### PROBLEM DETAILS
In full and without alteration, repeat the material.

### DATA SHOWN
## BEGIN

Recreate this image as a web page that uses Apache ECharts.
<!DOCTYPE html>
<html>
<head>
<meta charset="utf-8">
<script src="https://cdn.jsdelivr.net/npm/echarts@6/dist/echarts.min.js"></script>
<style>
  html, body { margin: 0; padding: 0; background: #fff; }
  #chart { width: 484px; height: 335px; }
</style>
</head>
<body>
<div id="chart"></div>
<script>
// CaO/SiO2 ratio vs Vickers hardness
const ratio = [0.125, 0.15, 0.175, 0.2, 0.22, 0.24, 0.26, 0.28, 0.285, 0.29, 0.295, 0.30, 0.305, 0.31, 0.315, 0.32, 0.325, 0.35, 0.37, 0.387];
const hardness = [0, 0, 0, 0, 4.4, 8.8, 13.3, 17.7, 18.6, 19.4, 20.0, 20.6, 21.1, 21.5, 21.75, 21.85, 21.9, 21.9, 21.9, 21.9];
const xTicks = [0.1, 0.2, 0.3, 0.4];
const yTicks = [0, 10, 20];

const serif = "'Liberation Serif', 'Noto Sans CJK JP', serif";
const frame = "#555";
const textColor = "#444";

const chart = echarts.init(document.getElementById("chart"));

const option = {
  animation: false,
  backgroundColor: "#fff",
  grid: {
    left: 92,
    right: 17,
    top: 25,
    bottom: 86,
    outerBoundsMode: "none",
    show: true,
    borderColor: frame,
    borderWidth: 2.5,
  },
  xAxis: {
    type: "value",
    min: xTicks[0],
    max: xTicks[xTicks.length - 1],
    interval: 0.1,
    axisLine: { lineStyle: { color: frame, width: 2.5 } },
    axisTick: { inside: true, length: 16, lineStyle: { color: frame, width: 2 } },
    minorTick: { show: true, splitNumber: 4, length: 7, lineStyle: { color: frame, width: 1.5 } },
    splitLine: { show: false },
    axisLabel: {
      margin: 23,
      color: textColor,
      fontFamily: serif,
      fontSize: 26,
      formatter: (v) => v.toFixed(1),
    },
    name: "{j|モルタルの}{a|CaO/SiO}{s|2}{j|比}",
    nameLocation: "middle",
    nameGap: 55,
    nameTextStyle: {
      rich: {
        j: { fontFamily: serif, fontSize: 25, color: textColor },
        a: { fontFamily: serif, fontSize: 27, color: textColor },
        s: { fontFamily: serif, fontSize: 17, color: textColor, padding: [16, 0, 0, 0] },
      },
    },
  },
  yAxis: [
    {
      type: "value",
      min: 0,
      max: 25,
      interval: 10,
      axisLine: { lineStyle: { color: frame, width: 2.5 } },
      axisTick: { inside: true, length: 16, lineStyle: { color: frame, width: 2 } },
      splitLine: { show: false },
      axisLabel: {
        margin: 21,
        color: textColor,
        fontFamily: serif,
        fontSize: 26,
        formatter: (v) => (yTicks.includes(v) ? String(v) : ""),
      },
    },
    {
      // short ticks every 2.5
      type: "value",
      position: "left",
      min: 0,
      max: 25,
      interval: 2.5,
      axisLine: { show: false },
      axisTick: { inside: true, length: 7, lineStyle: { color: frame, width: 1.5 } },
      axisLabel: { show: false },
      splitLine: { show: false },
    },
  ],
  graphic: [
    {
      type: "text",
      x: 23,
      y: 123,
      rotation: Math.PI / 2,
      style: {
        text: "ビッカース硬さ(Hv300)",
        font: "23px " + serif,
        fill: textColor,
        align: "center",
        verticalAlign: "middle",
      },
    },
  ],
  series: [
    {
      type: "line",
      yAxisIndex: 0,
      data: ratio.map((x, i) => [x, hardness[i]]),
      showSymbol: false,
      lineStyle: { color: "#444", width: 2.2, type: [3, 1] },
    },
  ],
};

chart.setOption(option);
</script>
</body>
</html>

## END

### CORRECT RESPONSE
Recreate this image as a web page that uses Apache ECharts.
<!DOCTYPE html>
<html>
<head>
<meta charset="utf-8">
<script src="https://cdn.jsdelivr.net/npm/echarts@6/dist/echarts.min.js"></script>
<style>
  html, body { margin: 0; padding: 0; background: #fff; }
  #chart { width: 484px; height: 335px; }
</style>
</head>
<body>
<div id="chart"></div>
<script>
// CaO/SiO2 ratio vs Vickers hardness
const ratio = [0.125, 0.15, 0.175, 0.2, 0.22, 0.24, 0.26, 0.28, 0.285, 0.29, 0.295, 0.30, 0.305, 0.31, 0.315, 0.32, 0.325, 0.35, 0.37, 0.387];
const hardness = [0, 0, 0, 0, 4.4, 8.8, 13.3, 17.7, 18.6, 19.4, 20.0, 20.6, 21.1, 21.5, 21.75, 21.85, 21.9, 21.9, 21.9, 21.9];
const xTicks = [0.1, 0.2, 0.3, 0.4];
const yTicks = [0, 10, 20];

const serif = "'Liberation Serif', 'Noto Sans CJK JP', serif";
const frame = "#555";
const textColor = "#444";

const chart = echarts.init(document.getElementById("chart"));

const option = {
  animation: false,
  backgroundColor: "#fff",
  grid: {
    left: 92,
    right: 17,
    top: 25,
    bottom: 86,
    outerBoundsMode: "none",
    show: true,
    borderColor: frame,
    borderWidth: 2.5,
  },
  xAxis: {
    type: "value",
    min: xTicks[0],
    max: xTicks[xTicks.length - 1],
    interval: 0.1,
    axisLine: { lineStyle: { color: frame, width: 2.5 } },
    axisTick: { inside: true, length: 16, lineStyle: { color: frame, width: 2 } },
    minorTick: { show: true, splitNumber: 4, length: 7, lineStyle: { color: frame, width: 1.5 } },
    splitLine: { show: false },
    axisLabel: {
      margin: 23,
      color: textColor,
      fontFamily: serif,
      fontSize: 26,
      formatter: (v) => v.toFixed(1),
    },
    name: "{j|モルタルの}{a|CaO/SiO}{s|2}{j|比}",
    nameLocation: "middle",
    nameGap: 55,
    nameTextStyle: {
      rich: {
        j: { fontFamily: serif, fontSize: 25, color: textColor },
        a: { fontFamily: serif, fontSize: 27, color: textColor },
        s: { fontFamily: serif, fontSize: 17, color: textColor, padding: [16, 0, 0, 0] },
      },
    },
  },
  yAxis: [
    {
      type: "value",
      min: 0,
      max: 25,
      interval: 10,
      axisLine: { lineStyle: { color: frame, width: 2.5 } },
      axisTick: { inside: true, length: 16, lineStyle: { color: frame, width: 2 } },
      splitLine: { show: false },
      axisLabel: {
        margin: 21,
        color: textColor,
        fontFamily: serif,
        fontSize: 26,
        formatter: (v) => (yTicks.includes(v) ? String(v) : ""),
      },
    },
    {
      // short ticks every 2.5
      type: "value",
      position: "left",
      min: 0,
      max: 25,
      interval: 2.5,
      axisLine: { show: false },
      axisTick: { inside: true, length: 7, lineStyle: { color: frame, width: 1.5 } },
      axisLabel: { show: false },
      splitLine: { show: false },
    },
  ],
  graphic: [
    {
      type: "text",
      x: 23,
      y: 123,
      rotation: Math.PI / 2,
      style: {
        text: "ビッカース硬さ(Hv300)",
        font: "23px " + serif,
        fill: textColor,
        align: "center",
        verticalAlign: "middle",
      },
    },
  ],
  series: [
    {
      type: "line",
      yAxisIndex: 0,
      data: ratio.map((x, i) => [x, hardness[i]]),
      showSymbol: false,
      lineStyle: { color: "#444", width: 2.2, type: [3, 1] },
    },
  ],
};

chart.setOption(option);
</script>
</body>
</html>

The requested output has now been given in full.